The task: Transcribe the entries exactly; images are not part of the copy.

══════════════════════════════

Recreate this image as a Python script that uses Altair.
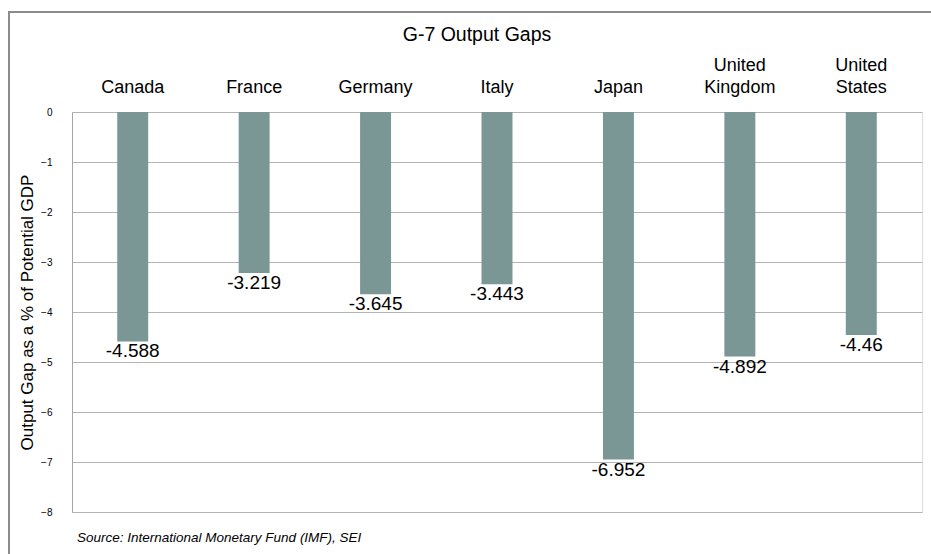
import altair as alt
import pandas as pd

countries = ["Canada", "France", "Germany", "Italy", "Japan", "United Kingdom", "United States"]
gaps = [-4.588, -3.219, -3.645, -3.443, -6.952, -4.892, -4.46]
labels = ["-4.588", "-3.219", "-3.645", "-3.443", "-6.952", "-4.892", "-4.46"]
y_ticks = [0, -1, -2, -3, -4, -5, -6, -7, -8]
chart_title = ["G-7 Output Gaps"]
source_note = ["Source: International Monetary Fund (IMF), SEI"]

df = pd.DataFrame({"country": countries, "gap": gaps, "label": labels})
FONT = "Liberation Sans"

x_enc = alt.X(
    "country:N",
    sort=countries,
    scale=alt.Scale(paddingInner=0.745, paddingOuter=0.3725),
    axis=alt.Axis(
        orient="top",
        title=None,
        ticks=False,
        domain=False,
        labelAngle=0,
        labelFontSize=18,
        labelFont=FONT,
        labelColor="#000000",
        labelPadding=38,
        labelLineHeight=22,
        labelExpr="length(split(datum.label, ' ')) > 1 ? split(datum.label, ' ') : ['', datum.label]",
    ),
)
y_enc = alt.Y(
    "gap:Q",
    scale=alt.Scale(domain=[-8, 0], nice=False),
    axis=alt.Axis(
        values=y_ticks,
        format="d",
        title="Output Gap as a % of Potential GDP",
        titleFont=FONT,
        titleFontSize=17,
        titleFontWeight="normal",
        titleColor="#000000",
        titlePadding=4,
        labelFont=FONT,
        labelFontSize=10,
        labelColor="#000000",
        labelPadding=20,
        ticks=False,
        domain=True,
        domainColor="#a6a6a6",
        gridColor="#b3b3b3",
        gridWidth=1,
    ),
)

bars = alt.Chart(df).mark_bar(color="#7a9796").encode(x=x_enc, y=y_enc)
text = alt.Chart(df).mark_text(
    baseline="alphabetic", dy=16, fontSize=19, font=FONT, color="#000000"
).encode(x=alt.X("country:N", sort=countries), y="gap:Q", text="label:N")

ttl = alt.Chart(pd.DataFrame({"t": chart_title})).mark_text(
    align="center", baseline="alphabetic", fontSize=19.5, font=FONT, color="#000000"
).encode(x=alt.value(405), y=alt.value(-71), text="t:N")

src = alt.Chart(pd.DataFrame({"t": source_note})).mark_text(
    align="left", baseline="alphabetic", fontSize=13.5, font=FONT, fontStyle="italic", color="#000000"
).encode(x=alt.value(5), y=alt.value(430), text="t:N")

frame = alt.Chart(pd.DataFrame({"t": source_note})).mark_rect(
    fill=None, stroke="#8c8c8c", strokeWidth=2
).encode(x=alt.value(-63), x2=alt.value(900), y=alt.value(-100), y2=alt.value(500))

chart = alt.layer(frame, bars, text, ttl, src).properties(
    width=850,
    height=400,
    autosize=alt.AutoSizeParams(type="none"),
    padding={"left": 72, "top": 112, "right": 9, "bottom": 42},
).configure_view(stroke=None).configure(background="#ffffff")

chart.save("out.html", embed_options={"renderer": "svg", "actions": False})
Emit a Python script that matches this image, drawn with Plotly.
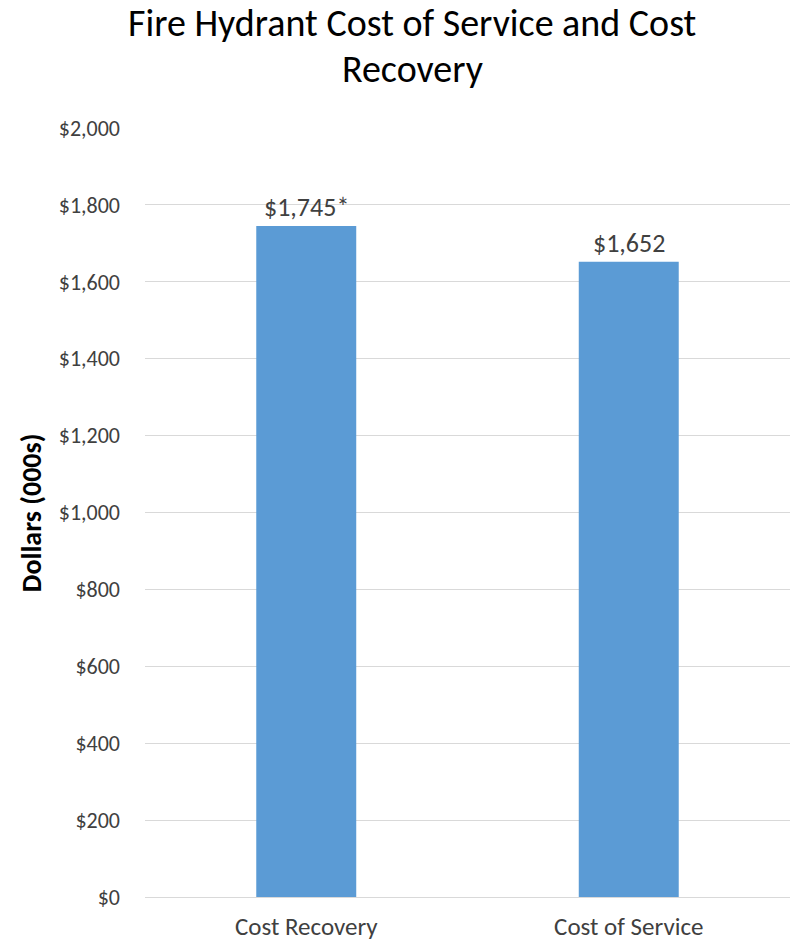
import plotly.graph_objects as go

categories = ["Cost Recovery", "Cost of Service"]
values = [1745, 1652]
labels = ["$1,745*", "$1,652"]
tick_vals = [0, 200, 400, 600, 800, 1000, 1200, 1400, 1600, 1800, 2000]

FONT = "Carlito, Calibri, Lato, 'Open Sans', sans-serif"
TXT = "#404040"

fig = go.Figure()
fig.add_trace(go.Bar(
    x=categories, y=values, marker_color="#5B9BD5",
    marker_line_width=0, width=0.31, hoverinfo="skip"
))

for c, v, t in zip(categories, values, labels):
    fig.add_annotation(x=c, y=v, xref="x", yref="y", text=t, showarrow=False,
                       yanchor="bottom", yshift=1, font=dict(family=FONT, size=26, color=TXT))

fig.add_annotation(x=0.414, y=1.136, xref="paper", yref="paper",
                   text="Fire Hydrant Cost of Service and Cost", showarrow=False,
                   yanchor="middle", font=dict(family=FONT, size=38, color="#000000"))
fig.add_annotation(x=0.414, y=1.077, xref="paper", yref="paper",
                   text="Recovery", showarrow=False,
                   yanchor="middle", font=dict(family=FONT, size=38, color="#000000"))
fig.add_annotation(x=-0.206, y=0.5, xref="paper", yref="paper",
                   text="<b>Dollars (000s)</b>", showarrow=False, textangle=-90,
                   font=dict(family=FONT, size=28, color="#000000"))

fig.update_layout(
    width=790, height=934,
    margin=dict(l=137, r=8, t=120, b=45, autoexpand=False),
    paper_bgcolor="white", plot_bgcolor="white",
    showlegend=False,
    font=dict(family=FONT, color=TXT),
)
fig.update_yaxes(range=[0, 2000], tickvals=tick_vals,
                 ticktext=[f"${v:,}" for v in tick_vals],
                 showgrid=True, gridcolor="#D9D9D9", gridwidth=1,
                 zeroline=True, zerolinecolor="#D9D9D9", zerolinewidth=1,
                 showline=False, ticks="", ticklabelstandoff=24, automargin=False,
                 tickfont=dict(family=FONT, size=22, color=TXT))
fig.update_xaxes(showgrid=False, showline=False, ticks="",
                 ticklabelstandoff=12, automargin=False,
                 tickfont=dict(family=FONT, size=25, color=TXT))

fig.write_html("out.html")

══════════════════════════════

Output:
Recreate this image as a Python script that uses Altair.
import altair as alt
import pandas as pd

countries = ["Canada", "France", "Germany", "Italy", "Japan", "United Kingdom", "United States"]
gaps = [-4.588, -3.219, -3.645, -3.443, -6.952, -4.892, -4.46]
labels = ["-4.588", "-3.219", "-3.645", "-3.443", "-6.952", "-4.892", "-4.46"]
y_ticks = [0, -1, -2, -3, -4, -5, -6, -7, -8]
chart_title = ["G-7 Output Gaps"]
source_note = ["Source: International Monetary Fund (IMF), SEI"]

df = pd.DataFrame({"country": countries, "gap": gaps, "label": labels})
FONT = "Liberation Sans"

x_enc = alt.X(
    "country:N",
    sort=countries,
    scale=alt.Scale(paddingInner=0.745, paddingOuter=0.3725),
    axis=alt.Axis(
        orient="top",
        title=None,
        ticks=False,
        domain=False,
        labelAngle=0,
        labelFontSize=18,
        labelFont=FONT,
        labelColor="#000000",
        labelPadding=38,
        labelLineHeight=22,
        labelExpr="length(split(datum.label, ' ')) > 1 ? split(datum.label, ' ') : ['', datum.label]",
    ),
)
y_enc = alt.Y(
    "gap:Q",
    scale=alt.Scale(domain=[-8, 0], nice=False),
    axis=alt.Axis(
        values=y_ticks,
        format="d",
        title="Output Gap as a % of Potential GDP",
        titleFont=FONT,
        titleFontSize=17,
        titleFontWeight="normal",
        titleColor="#000000",
        titlePadding=4,
        labelFont=FONT,
        labelFontSize=10,
        labelColor="#000000",
        labelPadding=20,
        ticks=False,
        domain=True,
        domainColor="#a6a6a6",
        gridColor="#b3b3b3",
        gridWidth=1,
    ),
)

bars = alt.Chart(df).mark_bar(color="#7a9796").encode(x=x_enc, y=y_enc)
text = alt.Chart(df).mark_text(
    baseline="alphabetic", dy=16, fontSize=19, font=FONT, color="#000000"
).encode(x=alt.X("country:N", sort=countries), y="gap:Q", text="label:N")

ttl = alt.Chart(pd.DataFrame({"t": chart_title})).mark_text(
    align="center", baseline="alphabetic", fontSize=19.5, font=FONT, color="#000000"
).encode(x=alt.value(405), y=alt.value(-71), text="t:N")

src = alt.Chart(pd.DataFrame({"t": source_note})).mark_text(
    align="left", baseline="alphabetic", fontSize=13.5, font=FONT, fontStyle="italic", color="#000000"
).encode(x=alt.value(5), y=alt.value(430), text="t:N")

frame = alt.Chart(pd.DataFrame({"t": source_note})).mark_rect(
    fill=None, stroke="#8c8c8c", strokeWidth=2
).encode(x=alt.value(-63), x2=alt.value(900), y=alt.value(-100), y2=alt.value(500))

chart = alt.layer(frame, bars, text, ttl, src).properties(
    width=850,
    height=400,
    autosize=alt.AutoSizeParams(type="none"),
    padding={"left": 72, "top": 112, "right": 9, "bottom": 42},
).configure_view(stroke=None).configure(background="#ffffff")

chart.save("out.html", embed_options={"renderer": "svg", "actions": False})
Emit a Python script that matches this image, drawn with Plotly.
import plotly.graph_objects as go

categories = ["Cost Recovery", "Cost of Service"]
values = [1745, 1652]
labels = ["$1,745*", "$1,652"]
tick_vals = [0, 200, 400, 600, 800, 1000, 1200, 1400, 1600, 1800, 2000]

FONT = "Carlito, Calibri, Lato, 'Open Sans', sans-serif"
TXT = "#404040"

fig = go.Figure()
fig.add_trace(go.Bar(
    x=categories, y=values, marker_color="#5B9BD5",
    marker_line_width=0, width=0.31, hoverinfo="skip"
))

for c, v, t in zip(categories, values, labels):
    fig.add_annotation(x=c, y=v, xref="x", yref="y", text=t, showarrow=False,
                       yanchor="bottom", yshift=1, font=dict(family=FONT, size=26, color=TXT))

fig.add_annotation(x=0.414, y=1.136, xref="paper", yref="paper",
                   text="Fire Hydrant Cost of Service and Cost", showarrow=False,
                   yanchor="middle", font=dict(family=FONT, size=38, color="#000000"))
fig.add_annotation(x=0.414, y=1.077, xref="paper", yref="paper",
                   text="Recovery", showarrow=False,
                   yanchor="middle", font=dict(family=FONT, size=38, color="#000000"))
fig.add_annotation(x=-0.206, y=0.5, xref="paper", yref="paper",
                   text="<b>Dollars (000s)</b>", showarrow=False, textangle=-90,
                   font=dict(family=FONT, size=28, color="#000000"))

fig.update_layout(
    width=790, height=934,
    margin=dict(l=137, r=8, t=120, b=45, autoexpand=False),
    paper_bgcolor="white", plot_bgcolor="white",
    showlegend=False,
    font=dict(family=FONT, color=TXT),
)
fig.update_yaxes(range=[0, 2000], tickvals=tick_vals,
                 ticktext=[f"${v:,}" for v in tick_vals],
                 showgrid=True, gridcolor="#D9D9D9", gridwidth=1,
                 zeroline=True, zerolinecolor="#D9D9D9", zerolinewidth=1,
                 showline=False, ticks="", ticklabelstandoff=24, automargin=False,
                 tickfont=dict(family=FONT, size=22, color=TXT))
fig.update_xaxes(showgrid=False, showline=False, ticks="",
                 ticklabelstandoff=12, automargin=False,
                 tickfont=dict(family=FONT, size=25, color=TXT))

fig.write_html("out.html")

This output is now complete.